Le secteur du BTP, notamment, a fortement bénéficié des grandes commandes publiques d’infrastructures, et contrairement à une autre partie du patronat plus critique, est resté fidèle à Erdogan.
De l’autre côté de l’échiquier politique, Ekrem Imamoglu, du parti kémaliste CHP, a lui aussi lancé des politiques d’assistance sociale en arrivant à la mairie d’Istanbul, en 2019. « Les municipalités métropolitaines comme celles d’Istanbul disposent de ressources financières très importantes, ce qui leur donne un pouvoir de redistribution énorme, leur permet de créer de l’emploi, etc. », souligne Nicolas Ressler-Fessy.
Dans le marasme économique, les programmes sociaux d’Imamoglu ont largement contribué à sa popularité au-delà de son électorat bourgeois, relève Dorothée Schmid. On le voit aujourd’hui dans les mobilisations depuis son arrestation, qui rassemblent des groupes divers comme les étudiants, qui craignent pour leur avenir, les habitants des métropoles, mais aussi les agriculteurs et les habitants des petites villes.

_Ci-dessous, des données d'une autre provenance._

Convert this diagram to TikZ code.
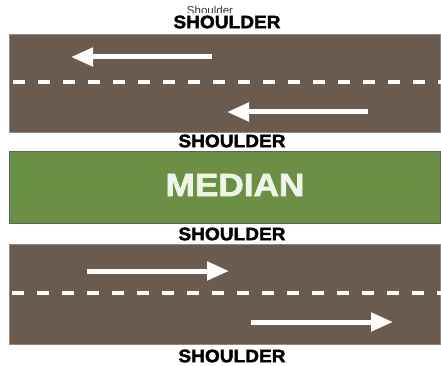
\documentclass[tikz,border=0pt]{standalone}
\usepackage{fontspec}
\setmainfont{Liberation Sans}
\newfontfamily\heavyfont[FakeBold=2]{Liberation Sans Bold}
\usetikzlibrary{arrows.meta,positioning}
\definecolor{asphalt}{HTML}{6A5B4E}
\definecolor{grass}{HTML}{6B8F45}
\definecolor{edgegray}{HTML}{8A8A8A}
\definecolor{grasstext}{HTML}{EEF5E6}
\tikzset{
  roadbox/.style={draw=edgegray, fill=asphalt, line width=0.8pt},
  medianbox/.style={draw=edgegray!70!black, fill=grass, line width=0.8pt},
  lanedash/.style={white, line width=3.5pt, dash pattern=on 12pt off 13pt},
  flowarrow/.style={-{Triangle[length=22pt,width=18pt]}, white, line width=5pt},
  shoulderlabel/.style={font=\fontsize{18}{18}\heavyfont, inner sep=0pt, xscale=1.06},
}

\begin{document}
\begin{tikzpicture}[x=1pt,y=-1pt]
  \clip (0,0) rectangle (441,366);
  \useasboundingbox (0,0) rectangle (441,366);
  \fill[white] (0,0) rectangle (441,366);

  % roads and median
  \draw[roadbox] (9,34) rectangle (440,132);
  \draw[medianbox] (9,151) rectangle (440,223);
  \draw[roadbox] (9,244) rectangle (440,344);

  % lane lines
  \draw[lanedash] (13,82) -- (441,82);
  \draw[lanedash] (12,293) -- (441,293);

  % traffic direction
  \coordinate (a1s) at (212,57);  \coordinate (a1e) at (71,57);
  \coordinate (a2s) at (368,112); \coordinate (a2e) at (227,112);
  \coordinate (a3s) at (87,271);  \coordinate (a3e) at (229,271);
  \coordinate (a4s) at (251,322); \coordinate (a4e) at (393,322);
  \draw[flowarrow] (a1s) -- (a1e);
  \draw[flowarrow] (a2s) -- (a2e);
  \draw[flowarrow] (a3s) -- (a3e);
  \draw[flowarrow] (a4s) -- (a4e);

  % labels
  \node[font=\fontsize{11.5}{11.5}\selectfont, text=black!80, anchor=base] (tiny) at (210,15) {Shoulder};
  \fill[white] (150,12.6) rectangle (300,33);
  \node[shoulderlabel] (s1) at (227,22) {SHOULDER};
  \node[shoulderlabel] (s2) at (232,141) {SHOULDER};
  \node[shoulderlabel] (s3) at (232,234) {SHOULDER};
  \node[shoulderlabel] (s4) at (232,356) {SHOULDER};
  \node[font=\fontsize{32}{32}\heavyfont, text=grasstext, xscale=1.1] (med) at (235,185) {MEDIAN};
\end{tikzpicture}
\end{document}
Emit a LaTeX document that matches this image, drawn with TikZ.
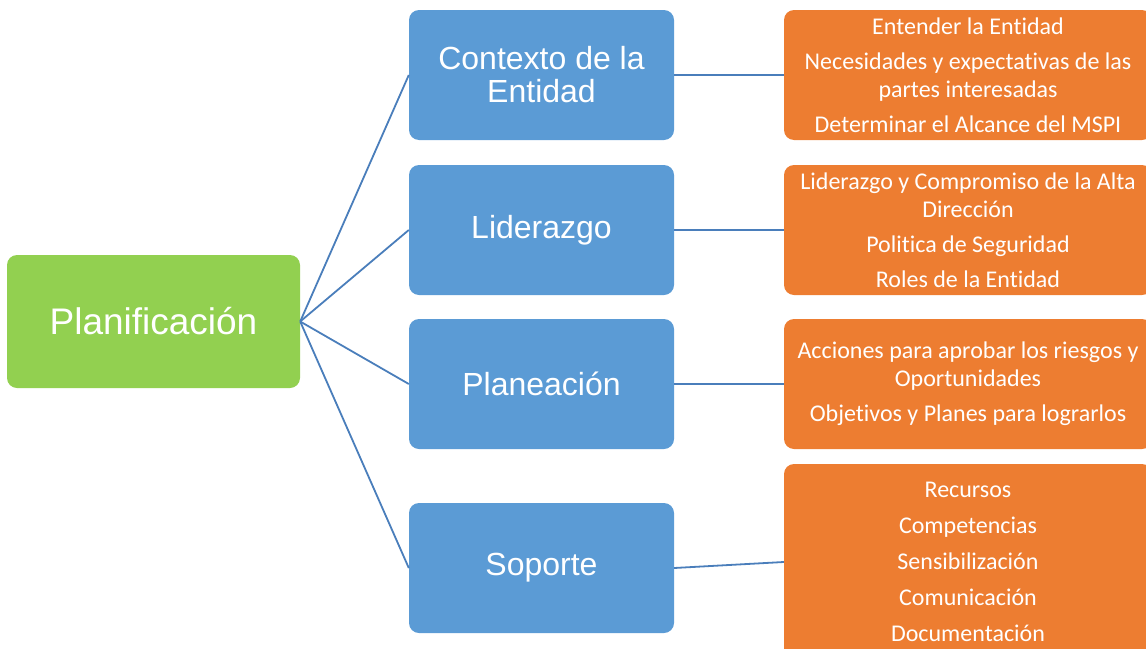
\documentclass[tikz,border=0pt]{standalone}
\usepackage{fontspec}
\setmainfont{Carlito}[Ligatures=NoCommon]
\newfontfamily\arialf{Liberation Sans}
\definecolor{gbox}{HTML}{92D050}
\definecolor{bbox}{HTML}{5B9BD5}
\definecolor{obox}{HTML}{ED7D31}
\definecolor{conn}{HTML}{4A7EBB}
\begin{document}
\begin{tikzpicture}[x=1pt,y=-1pt,
  rootbox/.style={fill=gbox,rounded corners=10pt,minimum width=293pt,minimum height=133pt,text=white,font=\arialf\fontsize{37}{42}\selectfont,inner sep=0pt},
  midbox/.style={fill=bbox,rounded corners=10pt,minimum width=265pt,minimum height=130pt,text=white,font=\arialf\fontsize{32}{33}\selectfont,align=center,inner sep=0pt},
  leafbox/.style={fill=obox,rounded corners=10pt,minimum width=368pt,minimum height=130pt,text=white,font=\fontsize{24}{28}\selectfont,align=center,inner sep=0pt},
  link/.style={draw=conn,line width=1.8pt}]
\useasboundingbox (0,0) rectangle (1146,648);
\clip (0,0) rectangle (1146,648);
\node[rootbox] (root) at (153.5,321.5) {Planificación};
\node[midbox] (b1) at (541.5,75) {Contexto de la\\Entidad};
\node[midbox] (b2) at (541.5,230) {Liderazgo};
\node[midbox] (b3) at (541.5,384) {Planeación};
\node[midbox] (b4) at (541.5,568) {Soporte};
\node[leafbox] (o1) at (968,75) {Entender la Entidad\\[7pt]Necesidades y expectativas de las\\partes interesadas\\[7pt]Determinar el Alcance del MSPI};
\node[leafbox] (o2) at (968,230) {Liderazgo y Compromiso de la Alta\\Dirección\\[7pt]Politica de Seguridad\\[7pt]Roles de la Entidad};
\node[leafbox] (o3) at (968,384) {Acciones para aprobar los riesgos y\\Oportunidades\\[7pt]Objetivos y Planes para lograrlos};
\node[leafbox,minimum height=196pt] (o4) at (968,562) {Recursos\\[8pt]Competencias\\[8pt]Sensibilización\\[8pt]Comunicación\\[8pt]Documentación};
\draw[link] (root.east) -- (b1.west);
\draw[link] (root.east) -- (b2.west);
\draw[link] (root.east) -- (b3.west);
\draw[link] (root.east) -- (b4.west);
\draw[link] (b1.east) -- (o1.west);
\draw[link] (b2.east) -- (o2.west);
\draw[link] (b3.east) -- (o3.west);
\draw[link] (b4.east) -- (o4.west);
\end{tikzpicture}
\end{document}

Erdogan se retrouve aujourd’hui usé par vingt-deux années de pouvoir et des crises à répétition. Pendant toutes ces années, il a tordu l’économie dans tous les sens, au fil de ses priorités. Après avoir adopté une politique libérale et pro-business relativement classique jusqu’à la fin des années 2010, il a obstinément refusé de monter les taux d’intérêt alors que l’inflation dépassait 80 %, tout en pratiquant une politique du « quoi qu’il en coûte » pour assurer sa réélection en 2023.
Une fois reconduit, il est revenu à une politique austéritaire et orthodoxe, en augmentant fortement les taux d’intérêt pour attirer de nouveau les investisseurs étrangers. Malgré tous ces revirements, Erdogan n’a pas réussi à répondre aux maux chroniques de l’économie turque, ni aux aspirations de la population. Face à cette impasse, il a trouvé une solution simple : la répression.